¿Qué nos dicen las ‘fangirls’?
Para unos, representan una fase histérica. Para otros, una oportunidad para el empoderamiento
Sabemos que Twitter no es la realidad pero sospecho que sí revela parte de nuestra realidad. Cada poco, exploro sus Tendencias en España. Se aprende: una vez que prescindes de los mensajes sobre fútbol, política y televisión, te encuentras con avalanchas de tuits con acrónimos misteriosos. Solo cuando pinchas allí descubres que son obra de fans, que anuncian novedades de triunfitos, grupos de K-pop y esas solistas made in USA que cantan y bailan simultáneamente.
Fuera de su bucle, nada sabemos de estas subculturas. Cuando el grupo o el/la solista en cuestión actúa por España, las televisiones acuden como moscas a las colas que se forman unos días antes. Las chicas declaran su amor y cantan algún éxito, las madres presentes presumen de mártires… y nos quedamos sin saber cómo se organizan o cómo resuelven, ya me entienden, sus necesidades básicas.
Lo que impresiona es la movilización. Los actuales fans de Beyoncé, Rihanna, Ariana Grande o Billie Eilish funcionan como cuerpos disciplinados, que se sincronizan para publicitar lanzamientos, giras, vídeos (y logran convertirlos en Tendencias). Siempre me pregunto cuánto hay de espontáneo y cuánto de teledirigido en esas campañas. Pero no voy a investigar: las fanaticadas, como dicen en Hispanoamérica, tienen la habilidad para transformarse instantáneamente en tropas de choque. Entienden cualquier crítica a “su” artista como una agresión personal y pueden ejercer una extraordinaria violencia verbal.
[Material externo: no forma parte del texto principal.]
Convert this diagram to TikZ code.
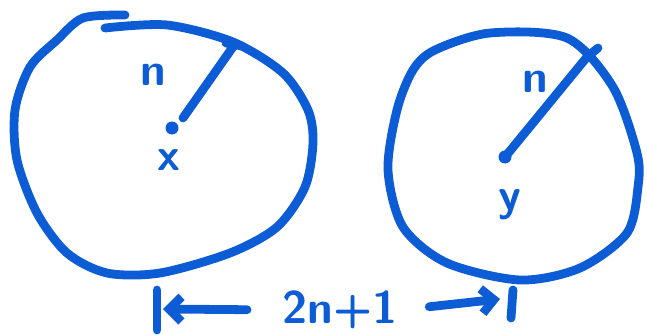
\documentclass[tikz,border=0pt]{standalone}
\usetikzlibrary{arrows.meta}
\definecolor{pluma}{RGB}{12,92,214}
\tikzset{
  trazo/.style={draw=pluma, line width=5pt, line cap=round, line join=round},
  letra/.style={text=pluma, font=\fontsize{26}{30}\selectfont\sffamily\bfseries, inner sep=1pt},
  flecha/.style={trazo, -{Straight Barb[length=7pt, width=14pt, line width=5pt]}}
}
\begin{document}
\begin{tikzpicture}[x=0.02cm, y=-0.02cm]
  \useasboundingbox (0,0) rectangle (647,335);
  % circulo izquierdo
  \draw[trazo] plot[smooth] coordinates {(105,28) (167,25) (233,42) (283,73) (308,110)
    (313,143) (305,187) (277,227) (230,253) (160,273) (107,273) (67,253) (37,213)
    (17,160) (15,110) (30,67) (57,40) (83,18) (125,15)};
  \coordinate (cx) at (172,128);
  \coordinate (bx) at (235,44);
  \draw[trazo] (bx) -- (183,118);
  \draw[trazo] (226,43) -- (242,46);
  \fill[pluma] (cx) circle (6.5);
  \node[letra] (n1) at (153,75) {n};
  \node[letra] (x) at (169,160) {x};
  % circulo derecho
  \draw[trazo] plot[smooth cycle] coordinates {(435,50) (490,33) (567,38) (613,87)
    (637,153) (638,187) (627,233) (580,268) (520,280) (447,263) (403,227)
    (388,170) (397,110) (413,70)};
  \coordinate (cy) at (505,157);
  \coordinate (by) at (598,48);
  \draw[trazo] (cy) -- (587,57) -- (by);
  \fill[pluma] (cy) circle (6.5);
  \node[letra] (n2) at (535,82) {n};
  \node[letra] (y) at (510,205) {y};
  % distancia
  \node[letra] (len) at (340,310) {2n+1};
  \coordinate (bl) at (163,309);
  \coordinate (br) at (500,299);
  \draw[trazo] (157,290) -- (157,330);
  \draw[trazo] (513,290) -- (511,318);
  \draw[flecha, shorten <=19pt] (len.west) -- (bl);
  \draw[flecha, shorten <=17pt] (len.east) -- (br);
\end{tikzpicture}
\end{document}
Son capaces de subir un escalón e iniciar boicoteos o acciones legales: un puñado de admiradores de Michael Jackson se han unido para demandar a los protagonistas del documental Leaving Neverland; lo han hecho en Francia, donde se considera un delito difamar a los difuntos.
Las fans (en femenino) han tenido mala fama. Suelen ser reivindicadas con argumentos economicistas, como el hecho de que constituyeran el núcleo duro del público inicial de Sinatra o los Beatles. Aquí detecto un fallo de perspectiva histórica: solo se consigue cierta inmortalidad cuando esa fascinación inicial se hace general, es decir, cuando se contagia al sector masculino. Eso explica que nadie se acuerde de Rodolfo Valentino y sí de James Dean. Igual con Frankie Avalon y Elvis Presley.
Los estudios culturales se han ocupado mucho del asunto, a partir de la irrupción de figuras sexualmente rompedoras como Bowie o Madonna. Sabemos que el fandom ayuda a socializar, teje comunidades durante unas edades particularmente agobiantes. Personas que no tienen voz pueden desarrollar actividades creativas o, por lo menos, adquirir el hábito de la participación. En algunos casos —esos Little Monsters que se congregan alrededor de Lady Gaga— hasta funcionan como redes de apoyo mutuo.
Es un proceso que facilita el empoderamiento, que se traduce en un vigoroso sentimiento de propiedad. Hasta extremos insospechados: en el terreno del audiovisual, incluso asustan a las productoras cuando sus lanzamientos decepcionan, sean entregas de La guerra de las galaxias o la temporada final de Juego de tronos. Las empresas tienen equipos de fan outreach, bomberos preparados para apagar los fuegos de cualquier rebelión en las praderas de Internet. De fondo, un miedo al fan enloquecido, el troll que irrumpe en la vida real. Un acosador o algo peor. ¿Recuerdan a Mark David Chapman?